• _Problem_
The line holding "Chart.register(...registerables);" is the last one to output; start at the first line of the data, keep every line in between exactly, and leave out pictures.

• _Data lines_
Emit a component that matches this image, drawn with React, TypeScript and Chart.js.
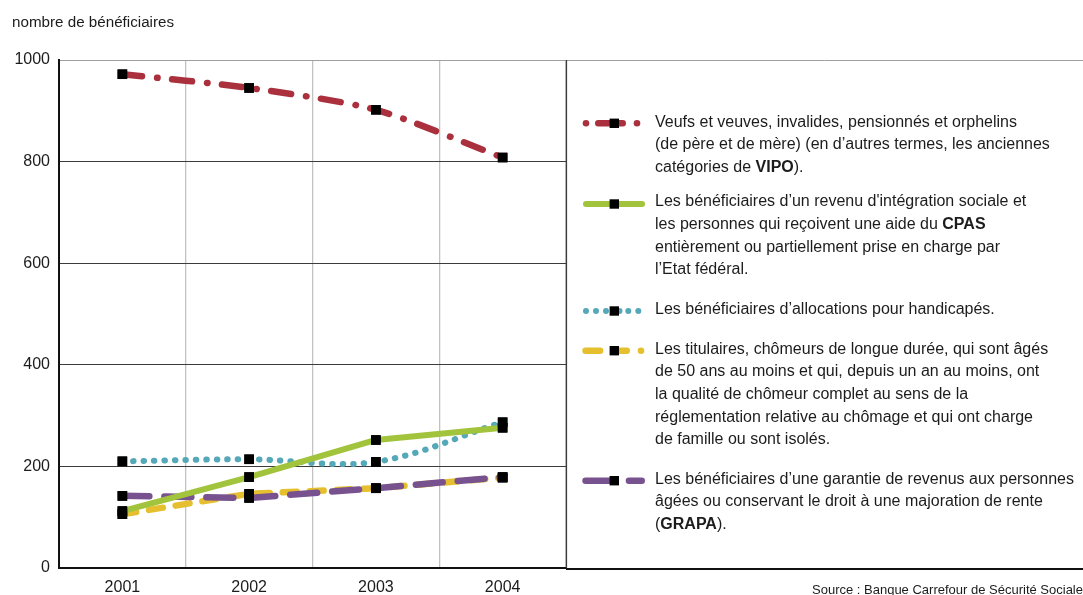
import { useEffect, useRef } from "react";
import { Chart, registerables } from "chart.js";

Chart.register(...registerables);

// Categories and series (nombre de bénéficiaires, in thousands)
const years = ["2001", "2002", "2003", "2004"];
const vipo = [972, 945, 902, 808];
const cpas = [112, 179, 252, 276];
const handicapes = [210, 214, 209, 287];
const chomeurs = [106, 146, 157, 178];
const grapa = [142, 138, 157, 179];
const yTicks = [0, 200, 400, 600, 800, 1000];

const RED = "#a9303c";
const GREEN = "#a2c43d";
const TEAL = "#55a8b8";
const YELLOW = "#e6bf2f";
const PURPLE = "#77528f";

const W = 1083;
const H = 595;
const FONT = '"Liberation Sans", Arial, sans-serif';

type Ctx = CanvasRenderingContext2D;

function seg(ctx: Ctx, x1: number, x2: number, y: number, color: string, w: number) {
  // x1/x2 are the visible ends, caps included
  ctx.beginPath();
  ctx.strokeStyle = color;
  ctx.lineWidth = w;
  ctx.lineCap = "round";
  ctx.moveTo(x1 + w / 2, y);
  ctx.lineTo(x2 - w / 2, y);
  ctx.stroke();
}

function dot(ctx: Ctx, x: number, y: number, color: string, r: number) {
  ctx.beginPath();
  ctx.fillStyle = color;
  ctx.arc(x, y, r, 0, Math.PI * 2);
  ctx.fill();
}

function square(ctx: Ctx, x: number, y: number) {
  ctx.fillStyle = "#000";
  ctx.fillRect(x - 4.7, y - 4.7, 9.4, 9.4);
}

const framePlugin = {
  id: "frame",
  afterDatasetsDraw(chart: any) {
    // markers sit above every line
    const ctx = chart.ctx;
    const metas = chart.getSortedVisibleDatasetMetas();
    for (let i = metas.length - 1; i >= 0; i--) {
      metas[i].data.forEach((p: any) => p.draw(ctx, chart.chartArea));
    }
  },
  afterDraw(chart: any) {
    const ctx: Ctx = chart.ctx;
    const { right, top, bottom } = chart.chartArea;
    ctx.save();
    // legend box
    ctx.beginPath();
    ctx.strokeStyle = "#a0a0a0";
    ctx.lineWidth = 1;
    ctx.moveTo(right, top + 0.5);
    ctx.lineTo(W, top + 0.5);
    ctx.stroke();
    ctx.beginPath();
    ctx.strokeStyle = "#3a3a3a";
    ctx.lineWidth = 1.2;
    ctx.moveTo(right + 0.5, top);
    ctx.lineTo(right + 0.5, bottom);
    ctx.stroke();
    ctx.beginPath();
    ctx.strokeStyle = "#111";
    ctx.lineWidth = 2;
    ctx.moveTo(right, bottom + 1);
    ctx.lineTo(W, bottom + 1);
    ctx.stroke();

    // legend symbols
    let y = 123.3;
    dot(ctx, 586, y, RED, 3.3);
    seg(ctx, 595, 626, y, RED, 6.5);
    dot(ctx, 637, y, RED, 3.3);
    square(ctx, 614.3, y);

    y = 204;
    seg(ctx, 583, 645, y, GREEN, 6);
    square(ctx, 614.3, y);

    y = 311;
    [586, 596, 606, 628.3, 638.3].forEach((x) => dot(ctx, x, y, TEAL, 3));
    dot(ctx, 619.5, y, TEAL, 3);
    square(ctx, 614.3, y);

    y = 350.7;
    seg(ctx, 582.3, 603.3, y, YELLOW, 6.5);
    seg(ctx, 611, 630, y, YELLOW, 6.5);
    dot(ctx, 641, y, YELLOW, 3.3);
    square(ctx, 614.3, y);

    y = 480.7;
    seg(ctx, 582.3, 616, y, PURPLE, 6.5);
    seg(ctx, 625.7, 645, y, PURPLE, 6.5);
    square(ctx, 614.3, y);
    ctx.restore();
  },
};

const point = {
  pointStyle: "rect" as const,
  pointRadius: 6.8,
  pointBackgroundColor: "#000",
  pointBorderWidth: 0,
  pointHoverRadius: 6.8,
  borderCapStyle: "round" as const,
  borderJoinStyle: "round" as const,
  fill: false,
};

const legendItems: { top: number; lines: React.ReactNode[] }[] = [
  {
    top: 110.6,
    lines: [
      "Veufs et veuves, invalides, pensionnés et orphelins",
      "(de père et de mère) (en d’autres termes, les anciennes",
      <>catégories de <b>VIPO</b>).</>,
    ],
  },
  {
    top: 190.3,
    lines: [
      "Les bénéficiaires d’un revenu d'intégration sociale et",
      <>les personnes qui reçoivent une aide du <b>CPAS</b></>,
      "entièrement ou partiellement prise en charge par",
      "l’Etat fédéral.",
    ],
  },
  {
    top: 298,
    lines: ["Les bénéficiaires d’allocations pour handicapés."],
  },
  {
    top: 337.6,
    lines: [
      "Les titulaires, chômeurs de longue durée, qui sont âgés",
      "de 50 ans au moins et qui, depuis un an au moins, ont",
      "la qualité de chômeur complet au sens de la",
      "réglementation relative au chômage et qui ont charge",
      "de famille ou sont isolés.",
    ],
  },
  {
    top: 467.6,
    lines: [
      "Les bénéficiaires d’une garantie de revenus aux personnes",
      "âgées ou conservant le droit à une majoration de rente",
      <>(<b>GRAPA</b>).</>,
    ],
  },
];

export default function App() {
  const canvasRef = useRef<HTMLCanvasElement | null>(null);

  useEffect(() => {
    if (!canvasRef.current) return;
    const chart = new Chart(canvasRef.current, {
      type: "line",
      data: {
        labels: years,
        datasets: [
          {
            label: "VIPO",
            data: vipo,
            borderColor: RED,
            borderWidth: 6.5,
            borderDash: [20, 15, 0.5, 14.5],
            tension: 0.25,
            order: 4,
            ...point,
          },
          {
            label: "CPAS",
            data: cpas,
            borderColor: GREEN,
            borderWidth: 6,
            tension: 0,
            order: 0,
            ...point,
          },
          {
            label: "Handicapés",
            data: handicapes,
            borderColor: TEAL,
            borderWidth: 6,
            borderDash: [0.5, 10],
            tension: 0.35,
            order: 3,
            ...point,
          },
          {
            label: "Chômeurs âgés",
            data: chomeurs,
            borderColor: YELLOW,
            borderWidth: 6.5,
            borderDash: [14, 13],
            tension: 0,
            order: 2,
            ...point,
          },
          {
            label: "GRAPA",
            data: grapa,
            borderColor: PURPLE,
            borderWidth: 6.5,
            borderDash: [27, 15],
            tension: 0,
            order: 1,
            ...point,
          },
        ],
      },
      options: {
        responsive: false,
        animation: false,
        devicePixelRatio: 1,
        layout: { padding: { top: 60, right: W - 566, left: 0, bottom: 0 } },
        plugins: {
          legend: { display: false },
          tooltip: { enabled: false },
          title: { display: false },
        },
        scales: {
          x: {
            type: "category",
            offset: true,
            grid: {
              offset: true,
              drawTicks: false,
              color: "#c2c2c2",
              lineWidth: 1.3,
            },
            border: { display: true, color: "#111", width: 2 },
            ticks: {
              padding: 10,
              color: "#1c1c1c",
              font: { family: FONT, size: 16 },
              maxRotation: 0,
            },
            afterFit: (s: any) => {
              s.height = 27;
            },
          },
          y: {
            min: yTicks[0],
            max: yTicks[yTicks.length - 1],
            ticks: {
              stepSize: yTicks[1] - yTicks[0],
              padding: 9,
              color: "#1c1c1c",
              font: { family: FONT, size: 16 },
              callback: (v: any) => String(v),
            },
            grid: {
              drawTicks: false,
              lineWidth: 1,
              color: (c: any) =>
                c.tick && c.tick.value === yTicks[yTicks.length - 1]
                  ? "#a0a0a0"
                  : c.tick && c.tick.value === yTicks[0]
                  ? "rgba(0,0,0,0)"
                  : "#3c3c3c",
            },
            border: { display: true, color: "#111", width: 2 },
            afterFit: (s: any) => {
              s.width = 59;
            },
          },
        },
      },
      plugins: [framePlugin],
    } as any);
    return () => chart.destroy();
  }, []);

  return (
    <div
      style={{
        position: "absolute",
        left: 0,
        top: 0,
        width: W,
        height: H,
        overflow: "hidden",
        background: "#fff",
        fontFamily: FONT,
        color: "#1c1c1c",
      }}
    >
      <canvas
        ref={canvasRef}
        width={W}
        height={H}
        style={{ position: "absolute", left: 0, top: 0, width: W, height: H }}
      />
      <div
        style={{
          position: "absolute",
          left: 12,
          top: 10.7,
          fontSize: 15.2,
          lineHeight: "22px",
          whiteSpace: "nowrap",
        }}
      >
        nombre de bénéficiaires
      </div>
      {legendItems.map((item, i) => (
        <div
          key={i}
          style={{
            position: "absolute",
            left: 655,
            top: item.top,
            fontSize: 16,
            lineHeight: "22.7px",
            whiteSpace: "nowrap",
          }}
        >
          {item.lines.map((l, j) => (
            <div key={j}>{l}</div>
          ))}
        </div>
      ))}
      <div
        style={{
          position: "absolute",
          left: 812,
          top: 582,
          fontSize: 13,
          lineHeight: "16px",
          whiteSpace: "nowrap",
        }}
      >
        Source : Banque Carrefour de Sécurité Sociale.
      </div>
    </div>
  );
}
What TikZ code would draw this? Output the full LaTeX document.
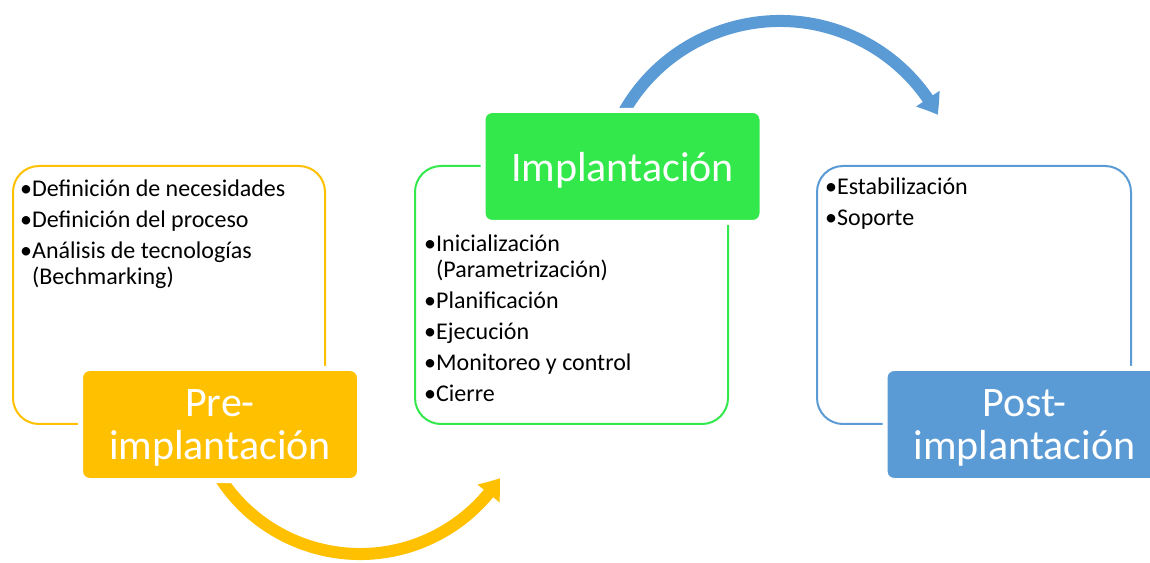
\documentclass[tikz,border=0pt]{standalone}
\usepackage{fontspec}
\setmainfont{Carlito}
\usetikzlibrary{arrows.meta,bending,calc}
\definecolor{cy}{HTML}{FFC000}
\definecolor{cg}{HTML}{33E84B}
\definecolor{cb}{HTML}{5B9BD5}
\begin{document}
\begin{tikzpicture}[x=1pt,y=1pt,
  listbox/.style={draw=#1, line width=2pt, rounded corners=26pt, inner sep=0pt, anchor=south west},
  titlebox/.style={fill=#1, draw=white, line width=5pt, rounded corners=9pt,
     minimum width=279pt, minimum height=112pt, text=white,
     font=\fontsize{42}{43}\selectfont, align=center, inner sep=0pt},
  itemtext/.style={anchor=base west, align=left, font=\fontsize{24}{26}\selectfont, inner sep=0pt},
  flow/.style={line width=12pt, draw=#1, -{Triangle[width=27pt,length=19pt,bend]}}
]
\useasboundingbox (0,0) rectangle (1150,562);
\clip (0,0) rectangle (1150,562);
\fill[white] (0,0) rectangle (1150,562);

% arc centres and arrow end points
\coordinate (yc) at (360,174.6);
\coordinate (bc) at (780,361.5);
\coordinate (preArcStart) at ($(yc)+(210:166.6)$);
\coordinate (impArcStart) at ($(bc)+(155:179.5)$);

\draw[flow=cy] (preArcStart) arc[start angle=210, end angle=327, radius=166.6];
\draw[flow=cb] (impArcStart) arc[start angle=155, end angle=28.5, radius=179.5];

% outline boxes
\node[listbox=cy, minimum width=312pt, minimum height=258pt] (preBox) at (12,137) {};
\node[listbox=cg, minimum width=313pt, minimum height=258pt] (impBox) at (414,137) {};
\node[listbox=cb, minimum width=314pt, minimum height=258pt] (postBox) at (816,137) {};

% lists (base anchor = baseline of last line)
\node[itemtext] (preList) at (20,277) {•Definición de necesidades\\[5pt]•Definición del proceso\\[5pt]•Análisis de tecnologías\\\phantom{•}(Bechmarking)};
\node[itemtext] (impList) at (424,160) {•Inicialización\\\phantom{•}(Parametrización)\\[5pt]•Planificación\\[5pt]•Ejecución\\[5pt]•Monitoreo y control\\[5pt]•Cierre};
\node[itemtext] (postList) at (825,336) {•Estabilización\\[5pt]•Soporte};

% title boxes
\node[titlebox=cy] (preTitle) at (220,137.5) {\rule{0pt}{33pt}Pre-\\implantación};
\node[titlebox=cg] (impTitle) at (622.5,395.5) {\rule{0pt}{37pt}Implantación};
\node[titlebox=cb] (postTitle) at (1024.5,137.5) {\rule{0pt}{33pt}Post-\\implantación};
\end{tikzpicture}
\end{document}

• _Answer in full_
Emit a component that matches this image, drawn with React, TypeScript and Chart.js.
import { useEffect, useRef } from "react";
import { Chart, registerables } from "chart.js";

Chart.register(...registerables);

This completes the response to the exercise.